Le petit doigt aura sans nul doute, avant que se produise cette recomposition, bien d’autres histoires à raconter.
Mais il faut bien savoir finir un livre ! Les récits s’arrêtent au moment où le propriétaire de l’hôtel, poursuivant son programme de restauration des lieux, vend l’armoire antique où la phalange a été redéposée par l’un des protagonistes.
Retrouvera-t-on cet os narrateur dans un autre ouvrage d’Anita Nair ?
Toutes les histoires ici narrées ont un point commun : Anita Nair y met en lumière le douloureux, insupportable état de la condition féminine qui, dans un pays contradictoirement partagé entre modernité technique galopante et poids des traditions, des conventions, des préjugés, semble ne pas devoir significativement évoluer. Cette contradiction, cette fatalité, cette calamité, l’auteure les vit, les exprime par la relation dramatique des obstacles qui se dressent au travers du chemin de son double : le personnage de Sreelakshmi.
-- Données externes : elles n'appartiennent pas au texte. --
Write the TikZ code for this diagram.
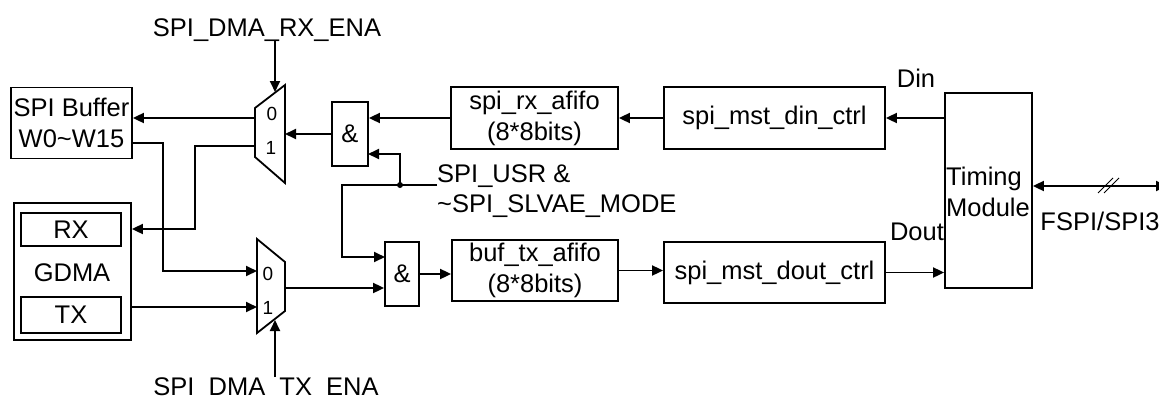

Un roman passionnant, remarquablement servi par l’élégance de sa traduction.
Patryck Froissart
Originaire du sud de l’Inde, Anita Nair passe son enfance à Madras. Elle voyage ensuite en Angleterre et aux États-Unis avant de s’installer à Bangalore. Depuis Compartiment pour dames, traduit en 29 langues, elle s’est imposée comme un des auteurs phares de la littérature indienne.